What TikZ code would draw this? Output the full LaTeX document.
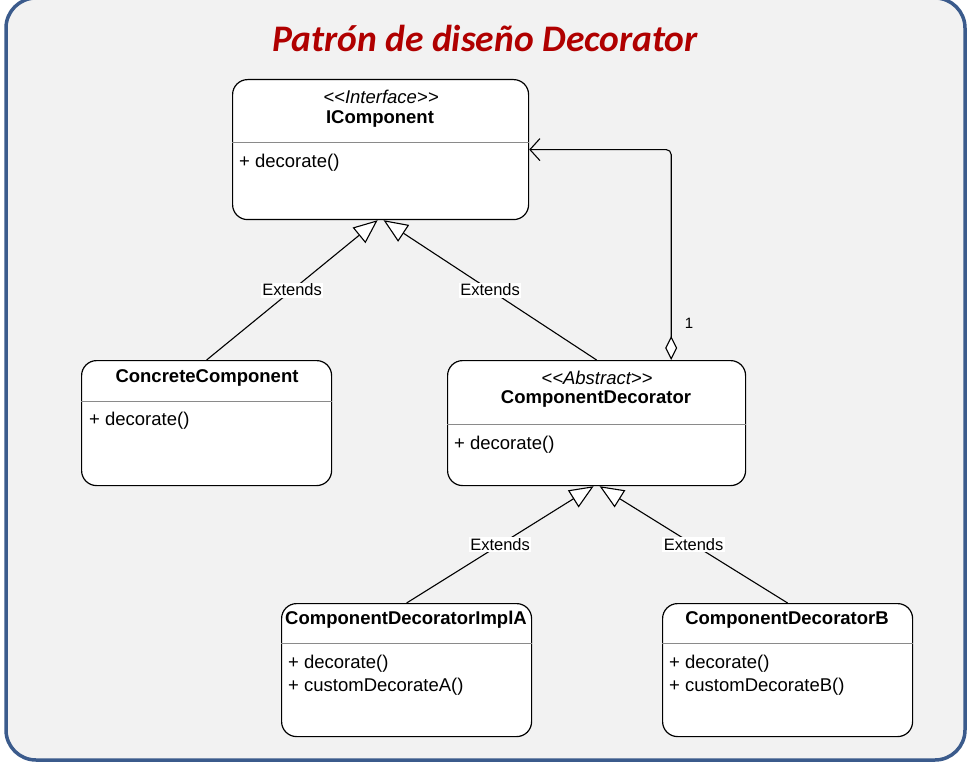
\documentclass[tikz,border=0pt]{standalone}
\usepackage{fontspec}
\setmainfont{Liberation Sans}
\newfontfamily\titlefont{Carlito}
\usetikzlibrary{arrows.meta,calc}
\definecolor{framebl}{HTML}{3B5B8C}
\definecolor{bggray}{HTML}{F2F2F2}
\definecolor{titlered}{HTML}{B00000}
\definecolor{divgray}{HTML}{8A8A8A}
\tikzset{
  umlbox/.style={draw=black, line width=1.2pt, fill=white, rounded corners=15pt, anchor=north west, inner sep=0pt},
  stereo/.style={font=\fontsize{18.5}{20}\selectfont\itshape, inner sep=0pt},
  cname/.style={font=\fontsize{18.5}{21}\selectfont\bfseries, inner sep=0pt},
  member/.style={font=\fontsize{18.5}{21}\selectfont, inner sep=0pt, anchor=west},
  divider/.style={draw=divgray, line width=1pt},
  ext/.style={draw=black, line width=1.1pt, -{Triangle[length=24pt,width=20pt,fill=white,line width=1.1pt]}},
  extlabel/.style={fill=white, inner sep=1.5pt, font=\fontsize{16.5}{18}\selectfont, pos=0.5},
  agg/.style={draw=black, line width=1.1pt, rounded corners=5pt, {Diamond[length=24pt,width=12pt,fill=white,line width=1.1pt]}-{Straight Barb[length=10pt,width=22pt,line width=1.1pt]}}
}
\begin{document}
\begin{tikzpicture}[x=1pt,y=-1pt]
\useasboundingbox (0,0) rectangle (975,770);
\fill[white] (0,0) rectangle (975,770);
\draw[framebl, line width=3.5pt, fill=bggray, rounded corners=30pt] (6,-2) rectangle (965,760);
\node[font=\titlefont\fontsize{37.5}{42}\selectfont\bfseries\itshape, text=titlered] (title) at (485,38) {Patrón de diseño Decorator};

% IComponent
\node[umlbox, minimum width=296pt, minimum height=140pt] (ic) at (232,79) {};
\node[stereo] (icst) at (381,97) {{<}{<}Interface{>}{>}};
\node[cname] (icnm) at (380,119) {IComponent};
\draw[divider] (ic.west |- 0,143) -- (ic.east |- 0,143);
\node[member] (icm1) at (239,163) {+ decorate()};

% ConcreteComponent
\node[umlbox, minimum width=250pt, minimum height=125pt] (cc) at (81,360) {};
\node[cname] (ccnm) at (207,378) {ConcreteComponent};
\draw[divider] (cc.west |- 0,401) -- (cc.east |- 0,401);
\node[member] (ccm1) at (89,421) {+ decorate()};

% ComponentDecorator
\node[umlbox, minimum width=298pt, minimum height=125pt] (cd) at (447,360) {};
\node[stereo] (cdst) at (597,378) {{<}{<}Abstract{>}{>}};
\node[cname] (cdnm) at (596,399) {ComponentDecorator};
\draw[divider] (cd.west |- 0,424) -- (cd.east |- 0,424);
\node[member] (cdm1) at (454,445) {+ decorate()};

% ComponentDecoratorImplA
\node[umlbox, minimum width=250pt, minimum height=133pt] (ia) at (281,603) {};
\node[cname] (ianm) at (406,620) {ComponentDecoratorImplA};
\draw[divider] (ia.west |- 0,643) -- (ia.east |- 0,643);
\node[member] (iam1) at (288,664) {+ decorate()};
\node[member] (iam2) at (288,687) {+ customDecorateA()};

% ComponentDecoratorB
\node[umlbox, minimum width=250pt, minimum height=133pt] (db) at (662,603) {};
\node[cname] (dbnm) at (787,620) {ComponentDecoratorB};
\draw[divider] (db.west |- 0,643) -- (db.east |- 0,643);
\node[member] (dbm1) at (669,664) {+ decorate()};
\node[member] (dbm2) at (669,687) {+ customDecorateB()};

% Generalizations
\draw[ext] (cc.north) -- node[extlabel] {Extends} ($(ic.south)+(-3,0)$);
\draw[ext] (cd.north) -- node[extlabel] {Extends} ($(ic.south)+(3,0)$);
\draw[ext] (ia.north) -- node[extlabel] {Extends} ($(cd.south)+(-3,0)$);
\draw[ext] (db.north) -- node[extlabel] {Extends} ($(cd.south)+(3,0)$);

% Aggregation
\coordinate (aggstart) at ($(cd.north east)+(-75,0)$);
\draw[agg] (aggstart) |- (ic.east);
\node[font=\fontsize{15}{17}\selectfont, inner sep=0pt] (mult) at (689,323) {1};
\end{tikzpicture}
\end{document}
----------------
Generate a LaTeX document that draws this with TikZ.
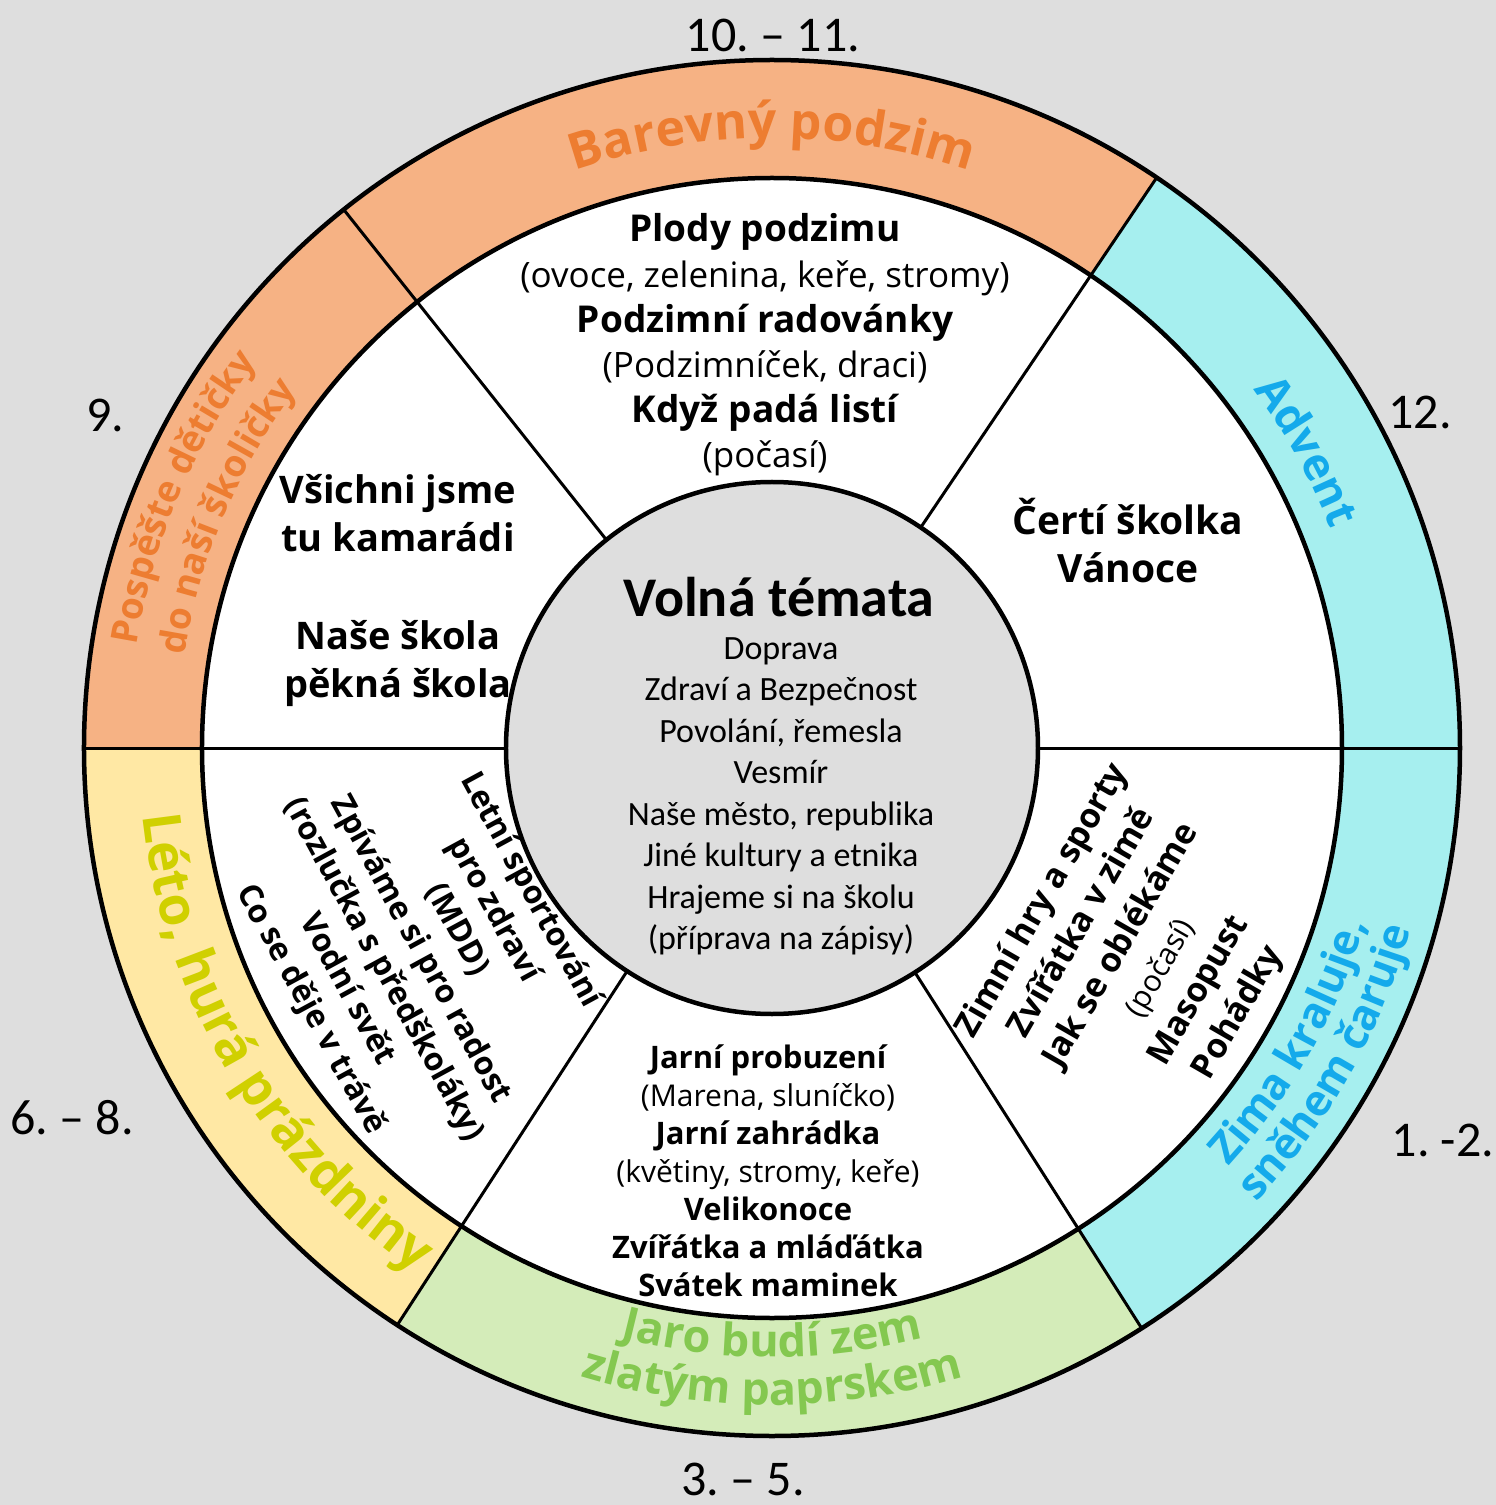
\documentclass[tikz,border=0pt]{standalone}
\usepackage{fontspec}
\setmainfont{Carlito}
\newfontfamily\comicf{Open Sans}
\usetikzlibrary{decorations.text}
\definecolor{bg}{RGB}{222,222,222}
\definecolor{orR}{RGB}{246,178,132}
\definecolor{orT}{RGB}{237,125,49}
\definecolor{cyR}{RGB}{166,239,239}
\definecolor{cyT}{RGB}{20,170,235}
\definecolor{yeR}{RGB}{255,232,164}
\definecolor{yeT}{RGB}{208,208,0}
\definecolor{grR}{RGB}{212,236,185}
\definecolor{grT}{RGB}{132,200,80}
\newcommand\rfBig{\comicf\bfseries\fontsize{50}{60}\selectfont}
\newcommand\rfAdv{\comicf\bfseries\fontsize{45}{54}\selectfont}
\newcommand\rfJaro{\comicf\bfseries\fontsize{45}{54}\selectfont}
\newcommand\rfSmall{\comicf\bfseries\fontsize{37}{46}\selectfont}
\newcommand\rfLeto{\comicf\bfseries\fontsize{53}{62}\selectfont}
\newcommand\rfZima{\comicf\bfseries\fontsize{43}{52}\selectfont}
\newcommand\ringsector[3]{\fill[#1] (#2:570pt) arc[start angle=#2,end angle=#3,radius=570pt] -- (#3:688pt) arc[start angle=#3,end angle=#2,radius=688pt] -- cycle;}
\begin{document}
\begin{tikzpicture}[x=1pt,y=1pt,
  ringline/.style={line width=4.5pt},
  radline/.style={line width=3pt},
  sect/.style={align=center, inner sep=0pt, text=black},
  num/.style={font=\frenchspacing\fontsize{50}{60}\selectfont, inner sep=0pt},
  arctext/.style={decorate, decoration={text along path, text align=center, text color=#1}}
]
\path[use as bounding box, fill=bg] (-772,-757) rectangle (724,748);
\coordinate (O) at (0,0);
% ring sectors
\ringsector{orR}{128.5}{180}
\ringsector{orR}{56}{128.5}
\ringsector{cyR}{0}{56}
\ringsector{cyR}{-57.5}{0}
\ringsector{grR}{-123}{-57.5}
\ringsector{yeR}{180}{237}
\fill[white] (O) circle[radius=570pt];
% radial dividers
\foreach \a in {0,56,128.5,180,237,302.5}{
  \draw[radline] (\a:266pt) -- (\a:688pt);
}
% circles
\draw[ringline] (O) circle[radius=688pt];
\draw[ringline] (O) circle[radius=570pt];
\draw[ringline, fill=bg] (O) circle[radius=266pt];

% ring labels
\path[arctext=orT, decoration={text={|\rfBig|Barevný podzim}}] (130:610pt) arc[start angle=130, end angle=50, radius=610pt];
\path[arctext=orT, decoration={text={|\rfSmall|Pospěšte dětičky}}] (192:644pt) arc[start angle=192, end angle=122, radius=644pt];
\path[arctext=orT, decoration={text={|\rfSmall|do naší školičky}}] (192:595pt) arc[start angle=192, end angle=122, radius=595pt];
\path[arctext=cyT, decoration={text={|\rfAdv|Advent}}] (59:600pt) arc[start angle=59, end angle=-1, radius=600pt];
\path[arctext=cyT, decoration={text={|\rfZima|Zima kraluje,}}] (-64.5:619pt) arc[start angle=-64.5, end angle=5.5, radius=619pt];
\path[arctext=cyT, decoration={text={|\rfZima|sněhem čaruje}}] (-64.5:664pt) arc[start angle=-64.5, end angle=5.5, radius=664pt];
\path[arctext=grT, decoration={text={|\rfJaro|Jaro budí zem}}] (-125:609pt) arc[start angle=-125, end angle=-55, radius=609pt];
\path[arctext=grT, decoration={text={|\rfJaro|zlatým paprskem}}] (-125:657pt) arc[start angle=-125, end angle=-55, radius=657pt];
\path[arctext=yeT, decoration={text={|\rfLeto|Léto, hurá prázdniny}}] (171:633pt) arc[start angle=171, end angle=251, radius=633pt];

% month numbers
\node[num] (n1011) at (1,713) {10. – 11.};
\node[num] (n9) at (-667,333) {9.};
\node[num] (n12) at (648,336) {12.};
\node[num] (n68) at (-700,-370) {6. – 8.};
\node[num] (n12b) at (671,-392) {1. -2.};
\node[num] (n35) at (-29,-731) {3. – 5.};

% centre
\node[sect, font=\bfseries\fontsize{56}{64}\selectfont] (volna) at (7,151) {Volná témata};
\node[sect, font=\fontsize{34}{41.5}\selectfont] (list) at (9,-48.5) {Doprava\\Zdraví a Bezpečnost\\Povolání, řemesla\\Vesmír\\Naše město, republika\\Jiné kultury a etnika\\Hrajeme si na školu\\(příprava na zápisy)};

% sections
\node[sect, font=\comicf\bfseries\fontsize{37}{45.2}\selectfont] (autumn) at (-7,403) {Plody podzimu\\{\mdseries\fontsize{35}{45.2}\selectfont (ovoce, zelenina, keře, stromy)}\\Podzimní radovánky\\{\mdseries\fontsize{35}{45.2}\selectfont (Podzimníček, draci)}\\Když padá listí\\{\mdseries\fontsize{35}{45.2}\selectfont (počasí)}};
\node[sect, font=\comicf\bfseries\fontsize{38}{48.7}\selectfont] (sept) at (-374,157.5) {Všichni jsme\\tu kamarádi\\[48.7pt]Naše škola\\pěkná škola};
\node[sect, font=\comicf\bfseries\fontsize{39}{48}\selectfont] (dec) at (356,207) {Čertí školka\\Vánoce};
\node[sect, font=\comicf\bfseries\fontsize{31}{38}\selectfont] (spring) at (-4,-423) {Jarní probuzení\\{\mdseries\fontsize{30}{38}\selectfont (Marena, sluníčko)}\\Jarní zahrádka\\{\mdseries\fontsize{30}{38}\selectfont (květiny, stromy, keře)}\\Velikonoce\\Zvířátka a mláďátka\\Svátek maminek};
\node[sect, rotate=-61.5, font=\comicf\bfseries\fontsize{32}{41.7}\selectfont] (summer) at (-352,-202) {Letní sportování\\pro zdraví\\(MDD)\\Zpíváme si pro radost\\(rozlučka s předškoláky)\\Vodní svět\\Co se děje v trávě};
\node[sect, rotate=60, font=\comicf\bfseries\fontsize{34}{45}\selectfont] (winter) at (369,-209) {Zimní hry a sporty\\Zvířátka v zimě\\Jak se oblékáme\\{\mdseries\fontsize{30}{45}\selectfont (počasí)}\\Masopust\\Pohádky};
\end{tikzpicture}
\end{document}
----------------
Objective: Within the entries above, give again exactly the lines starting at the one that contains "What TikZ code" and ending at the one that contains "(icm1) at (239,163)", leaving out the pictures.

Response below:
What TikZ code would draw this? Output the full LaTeX document.
\documentclass[tikz,border=0pt]{standalone}
\usepackage{fontspec}
\setmainfont{Liberation Sans}
\newfontfamily\titlefont{Carlito}
\usetikzlibrary{arrows.meta,calc}
\definecolor{framebl}{HTML}{3B5B8C}
\definecolor{bggray}{HTML}{F2F2F2}
\definecolor{titlered}{HTML}{B00000}
\definecolor{divgray}{HTML}{8A8A8A}
\tikzset{
  umlbox/.style={draw=black, line width=1.2pt, fill=white, rounded corners=15pt, anchor=north west, inner sep=0pt},
  stereo/.style={font=\fontsize{18.5}{20}\selectfont\itshape, inner sep=0pt},
  cname/.style={font=\fontsize{18.5}{21}\selectfont\bfseries, inner sep=0pt},
  member/.style={font=\fontsize{18.5}{21}\selectfont, inner sep=0pt, anchor=west},
  divider/.style={draw=divgray, line width=1pt},
  ext/.style={draw=black, line width=1.1pt, -{Triangle[length=24pt,width=20pt,fill=white,line width=1.1pt]}},
  extlabel/.style={fill=white, inner sep=1.5pt, font=\fontsize{16.5}{18}\selectfont, pos=0.5},
  agg/.style={draw=black, line width=1.1pt, rounded corners=5pt, {Diamond[length=24pt,width=12pt,fill=white,line width=1.1pt]}-{Straight Barb[length=10pt,width=22pt,line width=1.1pt]}}
}
\begin{document}
\begin{tikzpicture}[x=1pt,y=-1pt]
\useasboundingbox (0,0) rectangle (975,770);
\fill[white] (0,0) rectangle (975,770);
\draw[framebl, line width=3.5pt, fill=bggray, rounded corners=30pt] (6,-2) rectangle (965,760);
\node[font=\titlefont\fontsize{37.5}{42}\selectfont\bfseries\itshape, text=titlered] (title) at (485,38) {Patrón de diseño Decorator};

% IComponent
\node[umlbox, minimum width=296pt, minimum height=140pt] (ic) at (232,79) {};
\node[stereo] (icst) at (381,97) {{<}{<}Interface{>}{>}};
\node[cname] (icnm) at (380,119) {IComponent};
\draw[divider] (ic.west |- 0,143) -- (ic.east |- 0,143);
\node[member] (icm1) at (239,163) {+ decorate()};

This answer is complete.